Exercise: Look through the data below and extract, unchanged, the lines from the one that contains "Output the Python" to the one that contains "counts = [6, 7, 7]", both included.

Provided records:
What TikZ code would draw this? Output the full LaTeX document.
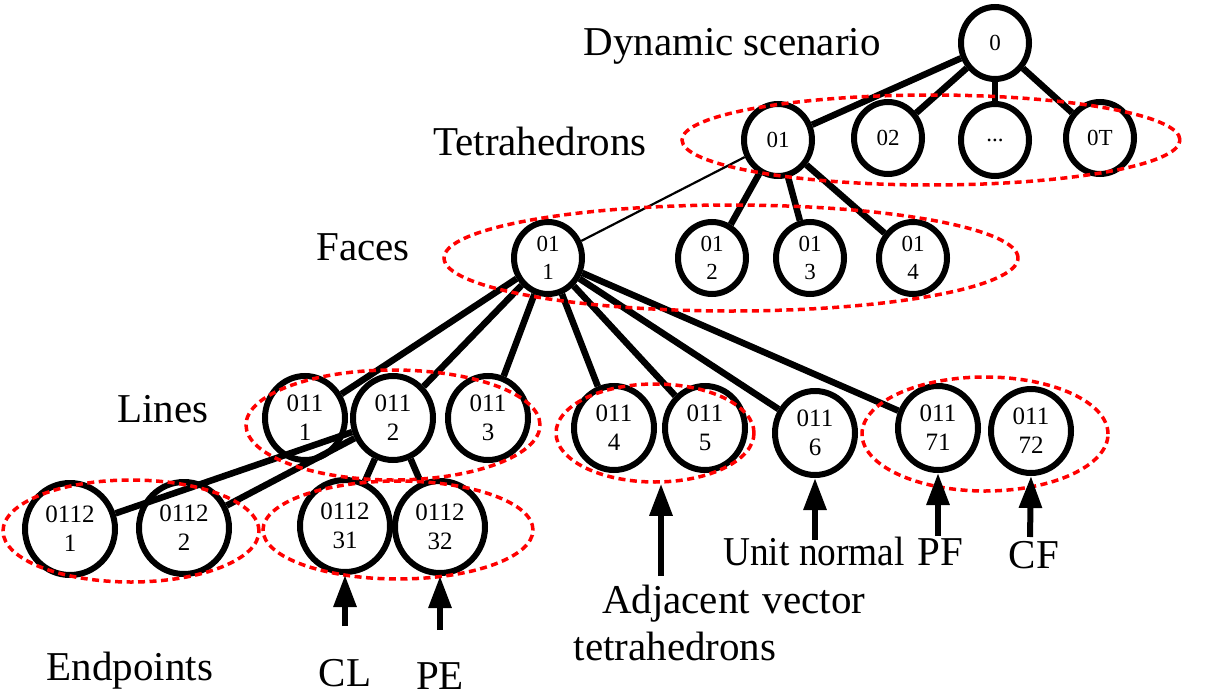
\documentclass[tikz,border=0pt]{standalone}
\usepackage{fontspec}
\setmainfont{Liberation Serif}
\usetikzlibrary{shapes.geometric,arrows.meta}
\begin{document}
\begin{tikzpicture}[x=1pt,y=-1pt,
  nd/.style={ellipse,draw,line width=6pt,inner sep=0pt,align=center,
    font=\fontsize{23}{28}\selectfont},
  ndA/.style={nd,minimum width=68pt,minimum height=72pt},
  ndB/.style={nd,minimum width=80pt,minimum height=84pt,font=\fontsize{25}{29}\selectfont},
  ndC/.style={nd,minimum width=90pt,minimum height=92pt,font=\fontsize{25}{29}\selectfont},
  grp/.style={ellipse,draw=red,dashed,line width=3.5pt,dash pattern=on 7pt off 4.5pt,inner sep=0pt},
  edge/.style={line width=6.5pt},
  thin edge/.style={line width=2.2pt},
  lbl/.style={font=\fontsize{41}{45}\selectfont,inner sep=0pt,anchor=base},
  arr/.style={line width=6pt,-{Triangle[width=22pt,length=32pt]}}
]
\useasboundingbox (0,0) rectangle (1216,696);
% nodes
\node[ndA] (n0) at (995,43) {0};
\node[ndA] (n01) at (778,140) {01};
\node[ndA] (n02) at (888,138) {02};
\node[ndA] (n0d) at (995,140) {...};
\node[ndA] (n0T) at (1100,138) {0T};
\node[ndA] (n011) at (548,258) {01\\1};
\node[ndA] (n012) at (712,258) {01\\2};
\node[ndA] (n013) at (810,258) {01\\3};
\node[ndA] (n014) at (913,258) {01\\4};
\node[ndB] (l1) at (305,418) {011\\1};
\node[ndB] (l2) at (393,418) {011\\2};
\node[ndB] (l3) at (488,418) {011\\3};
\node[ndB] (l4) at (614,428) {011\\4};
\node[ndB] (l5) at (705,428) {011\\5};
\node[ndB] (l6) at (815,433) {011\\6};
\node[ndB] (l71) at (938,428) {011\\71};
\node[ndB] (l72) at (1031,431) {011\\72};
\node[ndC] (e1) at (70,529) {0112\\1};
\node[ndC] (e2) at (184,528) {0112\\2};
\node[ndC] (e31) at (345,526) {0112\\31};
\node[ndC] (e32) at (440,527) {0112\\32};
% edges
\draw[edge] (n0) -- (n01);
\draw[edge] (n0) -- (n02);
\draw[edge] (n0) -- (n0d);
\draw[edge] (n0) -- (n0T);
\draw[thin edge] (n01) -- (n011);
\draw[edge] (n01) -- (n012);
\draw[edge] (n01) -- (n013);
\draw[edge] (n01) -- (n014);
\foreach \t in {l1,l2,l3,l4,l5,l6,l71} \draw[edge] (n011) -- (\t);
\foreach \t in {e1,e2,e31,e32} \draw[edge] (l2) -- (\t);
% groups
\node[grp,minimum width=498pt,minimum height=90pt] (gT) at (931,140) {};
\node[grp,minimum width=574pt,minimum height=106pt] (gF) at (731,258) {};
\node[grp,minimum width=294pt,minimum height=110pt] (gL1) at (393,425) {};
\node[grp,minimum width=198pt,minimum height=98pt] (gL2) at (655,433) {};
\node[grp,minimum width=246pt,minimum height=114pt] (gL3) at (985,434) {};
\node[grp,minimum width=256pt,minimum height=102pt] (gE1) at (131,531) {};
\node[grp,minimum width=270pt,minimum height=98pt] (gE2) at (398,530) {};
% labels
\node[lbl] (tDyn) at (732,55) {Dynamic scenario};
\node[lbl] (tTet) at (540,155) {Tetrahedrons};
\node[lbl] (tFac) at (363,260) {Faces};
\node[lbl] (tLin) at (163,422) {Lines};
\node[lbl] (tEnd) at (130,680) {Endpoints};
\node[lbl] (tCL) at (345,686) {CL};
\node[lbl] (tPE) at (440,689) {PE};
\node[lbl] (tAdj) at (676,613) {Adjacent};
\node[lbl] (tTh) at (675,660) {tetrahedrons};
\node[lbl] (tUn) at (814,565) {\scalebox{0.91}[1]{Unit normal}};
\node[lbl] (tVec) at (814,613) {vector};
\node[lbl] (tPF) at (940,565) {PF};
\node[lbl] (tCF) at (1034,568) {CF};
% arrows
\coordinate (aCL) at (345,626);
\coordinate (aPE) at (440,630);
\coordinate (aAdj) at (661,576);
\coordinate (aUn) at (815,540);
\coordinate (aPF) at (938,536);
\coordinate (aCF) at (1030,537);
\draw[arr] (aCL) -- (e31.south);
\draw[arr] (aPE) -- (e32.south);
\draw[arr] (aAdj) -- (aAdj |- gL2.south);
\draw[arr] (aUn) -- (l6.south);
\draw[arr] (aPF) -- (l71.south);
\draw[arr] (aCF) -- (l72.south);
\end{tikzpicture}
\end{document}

--

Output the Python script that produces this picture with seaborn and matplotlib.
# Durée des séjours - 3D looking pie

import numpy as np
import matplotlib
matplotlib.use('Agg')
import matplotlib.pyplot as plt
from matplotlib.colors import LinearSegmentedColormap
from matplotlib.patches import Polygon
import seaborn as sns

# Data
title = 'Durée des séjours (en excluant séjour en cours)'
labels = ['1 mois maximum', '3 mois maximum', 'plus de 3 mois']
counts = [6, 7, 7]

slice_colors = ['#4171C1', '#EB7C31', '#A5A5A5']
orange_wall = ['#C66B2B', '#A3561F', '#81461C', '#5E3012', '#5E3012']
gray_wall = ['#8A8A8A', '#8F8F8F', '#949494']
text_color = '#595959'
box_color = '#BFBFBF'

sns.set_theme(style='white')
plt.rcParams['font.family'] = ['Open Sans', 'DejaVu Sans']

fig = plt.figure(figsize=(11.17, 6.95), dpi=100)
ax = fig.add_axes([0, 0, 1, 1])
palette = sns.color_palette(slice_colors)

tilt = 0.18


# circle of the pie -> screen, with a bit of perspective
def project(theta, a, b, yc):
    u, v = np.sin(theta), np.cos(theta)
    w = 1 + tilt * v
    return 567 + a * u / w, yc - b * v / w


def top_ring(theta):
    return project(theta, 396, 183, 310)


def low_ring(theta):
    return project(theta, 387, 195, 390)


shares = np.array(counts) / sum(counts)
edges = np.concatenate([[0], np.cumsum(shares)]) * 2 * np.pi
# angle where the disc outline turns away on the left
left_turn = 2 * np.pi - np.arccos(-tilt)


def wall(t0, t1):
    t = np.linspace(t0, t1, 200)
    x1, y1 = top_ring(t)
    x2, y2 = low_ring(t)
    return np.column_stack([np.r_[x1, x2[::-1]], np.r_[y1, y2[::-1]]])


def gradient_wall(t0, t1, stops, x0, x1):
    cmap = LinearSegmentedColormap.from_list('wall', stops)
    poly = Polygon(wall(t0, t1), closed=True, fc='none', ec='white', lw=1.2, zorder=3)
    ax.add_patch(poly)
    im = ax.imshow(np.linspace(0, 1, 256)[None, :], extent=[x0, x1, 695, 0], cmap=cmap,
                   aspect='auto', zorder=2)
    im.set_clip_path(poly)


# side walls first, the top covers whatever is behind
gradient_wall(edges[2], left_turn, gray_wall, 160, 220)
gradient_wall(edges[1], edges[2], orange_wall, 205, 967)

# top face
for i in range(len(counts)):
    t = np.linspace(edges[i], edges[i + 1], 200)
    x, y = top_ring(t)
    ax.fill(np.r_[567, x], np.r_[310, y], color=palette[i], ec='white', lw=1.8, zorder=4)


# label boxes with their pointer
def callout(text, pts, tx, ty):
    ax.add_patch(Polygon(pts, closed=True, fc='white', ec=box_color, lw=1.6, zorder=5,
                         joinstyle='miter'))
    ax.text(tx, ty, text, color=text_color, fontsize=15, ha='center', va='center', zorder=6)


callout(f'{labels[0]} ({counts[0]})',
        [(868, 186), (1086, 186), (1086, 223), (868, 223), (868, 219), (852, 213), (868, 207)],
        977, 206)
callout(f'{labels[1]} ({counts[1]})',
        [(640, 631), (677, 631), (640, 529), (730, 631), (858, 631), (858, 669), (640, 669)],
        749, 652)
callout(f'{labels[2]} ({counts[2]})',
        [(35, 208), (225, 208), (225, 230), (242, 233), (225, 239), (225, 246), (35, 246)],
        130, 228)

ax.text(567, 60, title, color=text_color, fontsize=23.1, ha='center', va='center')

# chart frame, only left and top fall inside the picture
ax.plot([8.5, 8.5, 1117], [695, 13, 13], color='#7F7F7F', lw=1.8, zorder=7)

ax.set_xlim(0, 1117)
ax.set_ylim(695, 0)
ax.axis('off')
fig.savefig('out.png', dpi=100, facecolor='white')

Answer for this exercise:
Output the Python script that produces this picture with seaborn and matplotlib.
# Durée des séjours - 3D looking pie

import numpy as np
import matplotlib
matplotlib.use('Agg')
import matplotlib.pyplot as plt
from matplotlib.colors import LinearSegmentedColormap
from matplotlib.patches import Polygon
import seaborn as sns

# Data
title = 'Durée des séjours (en excluant séjour en cours)'
labels = ['1 mois maximum', '3 mois maximum', 'plus de 3 mois']
counts = [6, 7, 7]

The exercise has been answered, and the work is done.